Politica

Raccolta di firme in piazza per 200mila condannati a morte. Visoni e cincillà

Sabato e domenica in centinaia di piazze italiane la Lega antivivisezione mobilitata per una legge che abolisca una volte per tutte la carneficina nel nostro Paese. Dopo le battaglie passate, restano in attività ancora dieci allevamenti di visoni e cincillà, mandati a morte in vere e proprie camere a gas. «Un film horror»
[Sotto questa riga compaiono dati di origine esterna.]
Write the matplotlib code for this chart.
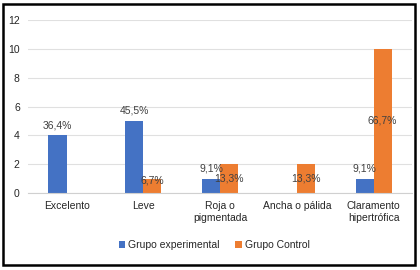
import numpy as np
import matplotlib.pyplot as plt
from matplotlib.patches import Rectangle

plt.rcParams['font.family'] = ['Liberation Sans', 'DejaVu Sans']

categorias = ['Excelento', 'Leve', 'Roja o\npigmentada', 'Ancha o pálida',
              'Claramento\nhipertrófica']
experimental = [4, 5, 1, 0, 1]
control = [0, 1, 2, 2, 10]
etiq_exp = ['36,4%', '45,5%', '9,1%', '', '9,1%']
etiq_ctrl = ['', '6,7%', '13,3%', '13,3%', '66,7%']

azul = '#4472C4'
naranja = '#ED7D31'

fig = plt.figure(figsize=(4.2, 2.7), dpi=100)
ax = fig.add_axes([0.067, 0.285, 0.914, 0.641])

x = np.arange(len(categorias))
w = 0.235
b1 = ax.bar(x - w / 2, experimental, w, color=azul, label='Grupo experimental')
b2 = ax.bar(x + w / 2, control, w, color=naranja, label='Grupo Control')

for rect, t in zip(b1, etiq_exp):
    if t:
        ax.text(rect.get_x() + rect.get_width() / 2, rect.get_height() + 0.35, t,
                ha='center', va='bottom', fontsize=7.5, color='#404040')
for rect, t in zip(b2, etiq_ctrl):
    if t:
        ax.text(rect.get_x() + rect.get_width() / 2, max(rect.get_height() / 2, 0.85), t,
                ha='center', va='center', fontsize=7.5, color='#404040')

ax.set_xlim(-0.5, 4.5)
ax.set_ylim(0, 12)
ax.set_yticks(range(0, 13, 2))
ax.set_xticks(x)
ax.set_xticklabels(categorias, fontsize=7.5, color='#262626')
ax.tick_params(axis='y', labelsize=7.5, labelcolor='#262626', length=0, pad=6)
ax.tick_params(axis='x', length=0, pad=6)
ax.grid(axis='y', color='#e0e0e0', linewidth=0.8)
ax.set_axisbelow(True)
for s in ['top', 'right', 'left']:
    ax.spines[s].set_visible(False)
ax.spines['bottom'].set_color('#d0d0d0')

fig.legend(loc='center', bbox_to_anchor=(0.51, 0.092), ncol=2, frameon=False,
           fontsize=7.5, handlelength=0.6, handleheight=0.6, handletextpad=0.3,
           columnspacing=1.5, labelcolor='#262626')

fig.patches.append(Rectangle((0.007, 0.017), 0.982, 0.97, transform=fig.transFigure,
                             fill=False, edgecolor='black', linewidth=1.8))

fig.savefig('out.png', dpi=100)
Sabato e domenica in piazza, per salvare 200mila condannati a morte. Si tratta di cincillà e visoni, che ogni anno trovano una esecuzione tremenda nella decina di allevamenti ancora esistenti sul territorio italiano. La Lav, Lega antivivisezionista, chiede ora con forza una legge nazionale che vieti l'allevamento, la cattura e l'uccisione di animali per la produzione di pellicce, «una drammatica realtà che in Italia interessa ancora circa 200mila tra visoni e cincillà».
Nel week end saranno migliaia gli attivisti mobilitati in in centinaia di piazze per raccogliere firme a sostegno della proposta di legge già depositata in entrambe le Camere. Anni di campagne antipellicce - spiegano i responsabili della Lav - hanno portato alla chiusura degli allevamenti di volpi ma nel nostro Paese si allevano ancora visoni e risulta attivo anche un allevamento di cincillà: «In Italia l'allevamento di animali per la produzione di pellicce non ha mai rappresentato un'attività di particolare rilevanza economica e negli ultimi 40 anni ha registrato un continuo e inesorabile trend negativo. Nell'88 erano attivi 170 allevamenti con circa 500mila animali; nel 2003 si sono ridotti a 50, con circa 200mila animali; nel 2011 sono ufficialmente dieci gli allevamenti ancora attivi. Un numero che potrebbe sembrare irrilevante rispetto ai 7.200 allevamenti presenti nel resto d'Europa, ma che in realtà comporta la sofferenza e la morte di almeno 200mila animali l'anno».
L'85% della produzione mondiale di pellicce deriva da animali appositamente cresciuti e uccisi in allevamenti intensivi e dislocati prevalentemente in Europa (che detiene circa il 60% della produzione mondiale di pelli), ma anche in Cina (25%), Usa (poco più del 5%), Canada (4%) e Russia (3%). Un business che condanna a morte almeno 70 milioni d'animali ogni anno. Negli allevamenti di visoni si registra una mortalità del 20% per i cuccioli e fino al 5% per gli adulti entro un anno di vita: migliaia di visoni sono costretti a vivere reclusi in gabbie che misurano 36x70cm e alte 45, «una vita fatta di privazioni e sofferenza - sottolineano i promotori della campagna - che inizia nel mese di maggio con le prime nascite dei cuccioli e termina dopo 8 o 9 mesi, tra dicembre e gennaio, quando il cosiddetto «pelo invernale» è giunto a maturità e gli animali vengono uccisi per asfissia tramite inalazione di monossido di carbonio. Non è possibile assicurare che questo sistema di uccisione provochi una morte indolore, in quanto l'abbattimento avviene per opera dell'allevatore e non è possibile verificare che vengano adottati gli accorgimenti per risparmiare agli animali le sofferenze mentre sopraggiunge la morte». Per Simone Pavesi, responsabile della campagna antipellicce della Lav, «questi metodi di uccisione sembrano richiamare un film horror e invece sono la spietata realtà che gli acquirenti di pellicce cercano di ignorare. I capi con pellicce animali non sono un bene necessario e in Italia l'uccisione di animali senza necessità è un reato: ciononostante migliaia di animali da pelliccia sono uccisi senza necessità. Una contraddizione inaccettabile che richiede opportuni provvedimenti da parte del Parlamento.

Si tratta di un prodotto insostenibile sul piano etico, ma anche ambientale perché un recente studio indica la pelliccia come più inquinante rispetto ai tessuti vegetali e sintetici».